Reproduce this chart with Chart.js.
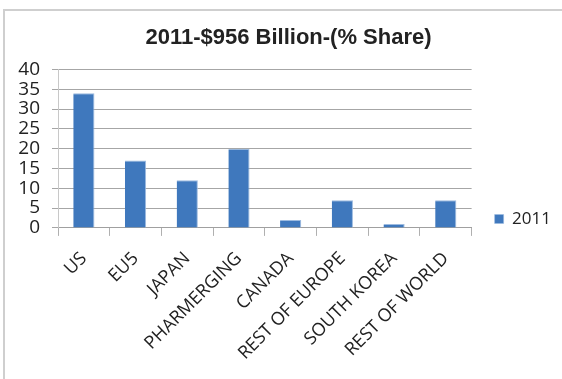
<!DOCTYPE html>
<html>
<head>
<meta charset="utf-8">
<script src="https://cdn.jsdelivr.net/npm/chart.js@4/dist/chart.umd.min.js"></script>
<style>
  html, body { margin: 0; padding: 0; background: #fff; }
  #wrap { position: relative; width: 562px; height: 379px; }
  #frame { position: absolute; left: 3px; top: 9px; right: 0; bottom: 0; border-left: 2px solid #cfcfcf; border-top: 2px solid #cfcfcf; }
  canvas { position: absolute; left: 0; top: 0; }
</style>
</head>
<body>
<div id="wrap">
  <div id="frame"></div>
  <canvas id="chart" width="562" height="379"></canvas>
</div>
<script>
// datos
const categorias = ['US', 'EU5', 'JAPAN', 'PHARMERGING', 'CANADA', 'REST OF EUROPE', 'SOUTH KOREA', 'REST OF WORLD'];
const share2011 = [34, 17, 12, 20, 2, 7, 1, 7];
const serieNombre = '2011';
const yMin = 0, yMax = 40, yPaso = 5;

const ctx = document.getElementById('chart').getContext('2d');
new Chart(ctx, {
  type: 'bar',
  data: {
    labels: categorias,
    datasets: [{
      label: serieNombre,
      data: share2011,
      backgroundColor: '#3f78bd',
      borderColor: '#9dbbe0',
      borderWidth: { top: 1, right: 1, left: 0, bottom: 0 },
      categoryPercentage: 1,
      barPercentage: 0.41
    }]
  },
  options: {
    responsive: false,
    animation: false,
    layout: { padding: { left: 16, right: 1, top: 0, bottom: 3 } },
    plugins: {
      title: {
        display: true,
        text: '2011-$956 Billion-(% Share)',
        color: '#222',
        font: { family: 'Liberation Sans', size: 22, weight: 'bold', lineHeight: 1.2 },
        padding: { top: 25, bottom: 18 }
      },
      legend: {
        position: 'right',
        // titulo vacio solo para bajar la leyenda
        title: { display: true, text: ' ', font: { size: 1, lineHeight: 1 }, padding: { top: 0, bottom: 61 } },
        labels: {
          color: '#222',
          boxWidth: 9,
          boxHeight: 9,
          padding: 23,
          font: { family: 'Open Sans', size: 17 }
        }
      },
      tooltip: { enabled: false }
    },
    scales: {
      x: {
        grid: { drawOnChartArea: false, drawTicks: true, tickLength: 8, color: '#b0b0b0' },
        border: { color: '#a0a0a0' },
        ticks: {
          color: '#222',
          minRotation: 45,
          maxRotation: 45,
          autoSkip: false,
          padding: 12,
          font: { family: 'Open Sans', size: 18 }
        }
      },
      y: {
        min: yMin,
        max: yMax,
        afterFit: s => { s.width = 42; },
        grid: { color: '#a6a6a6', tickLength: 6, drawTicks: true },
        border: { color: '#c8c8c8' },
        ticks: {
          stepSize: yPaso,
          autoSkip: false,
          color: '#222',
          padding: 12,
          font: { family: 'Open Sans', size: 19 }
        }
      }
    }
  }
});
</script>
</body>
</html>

WHAT NEEDS TO BE DONE: Set down all the data again exactly as above, pictures excluded.

SOLUTION TO THIS EXERCISE:
Reproduce this chart with Chart.js.
<!DOCTYPE html>
<html>
<head>
<meta charset="utf-8">
<script src="https://cdn.jsdelivr.net/npm/chart.js@4/dist/chart.umd.min.js"></script>
<style>
  html, body { margin: 0; padding: 0; background: #fff; }
  #wrap { position: relative; width: 562px; height: 379px; }
  #frame { position: absolute; left: 3px; top: 9px; right: 0; bottom: 0; border-left: 2px solid #cfcfcf; border-top: 2px solid #cfcfcf; }
  canvas { position: absolute; left: 0; top: 0; }
</style>
</head>
<body>
<div id="wrap">
  <div id="frame"></div>
  <canvas id="chart" width="562" height="379"></canvas>
</div>
<script>
// datos
const categorias = ['US', 'EU5', 'JAPAN', 'PHARMERGING', 'CANADA', 'REST OF EUROPE', 'SOUTH KOREA', 'REST OF WORLD'];
const share2011 = [34, 17, 12, 20, 2, 7, 1, 7];
const serieNombre = '2011';
const yMin = 0, yMax = 40, yPaso = 5;

const ctx = document.getElementById('chart').getContext('2d');
new Chart(ctx, {
  type: 'bar',
  data: {
    labels: categorias,
    datasets: [{
      label: serieNombre,
      data: share2011,
      backgroundColor: '#3f78bd',
      borderColor: '#9dbbe0',
      borderWidth: { top: 1, right: 1, left: 0, bottom: 0 },
      categoryPercentage: 1,
      barPercentage: 0.41
    }]
  },
  options: {
    responsive: false,
    animation: false,
    layout: { padding: { left: 16, right: 1, top: 0, bottom: 3 } },
    plugins: {
      title: {
        display: true,
        text: '2011-$956 Billion-(% Share)',
        color: '#222',
        font: { family: 'Liberation Sans', size: 22, weight: 'bold', lineHeight: 1.2 },
        padding: { top: 25, bottom: 18 }
      },
      legend: {
        position: 'right',
        // titulo vacio solo para bajar la leyenda
        title: { display: true, text: ' ', font: { size: 1, lineHeight: 1 }, padding: { top: 0, bottom: 61 } },
        labels: {
          color: '#222',
          boxWidth: 9,
          boxHeight: 9,
          padding: 23,
          font: { family: 'Open Sans', size: 17 }
        }
      },
      tooltip: { enabled: false }
    },
    scales: {
      x: {
        grid: { drawOnChartArea: false, drawTicks: true, tickLength: 8, color: '#b0b0b0' },
        border: { color: '#a0a0a0' },
        ticks: {
          color: '#222',
          minRotation: 45,
          maxRotation: 45,
          autoSkip: false,
          padding: 12,
          font: { family: 'Open Sans', size: 18 }
        }
      },
      y: {
        min: yMin,
        max: yMax,
        afterFit: s => { s.width = 42; },
        grid: { color: '#a6a6a6', tickLength: 6, drawTicks: true },
        border: { color: '#c8c8c8' },
        ticks: {
          stepSize: yPaso,
          autoSkip: false,
          color: '#222',
          padding: 12,
          font: { family: 'Open Sans', size: 19 }
        }
      }
    }
  }
});
</script>
</body>
</html>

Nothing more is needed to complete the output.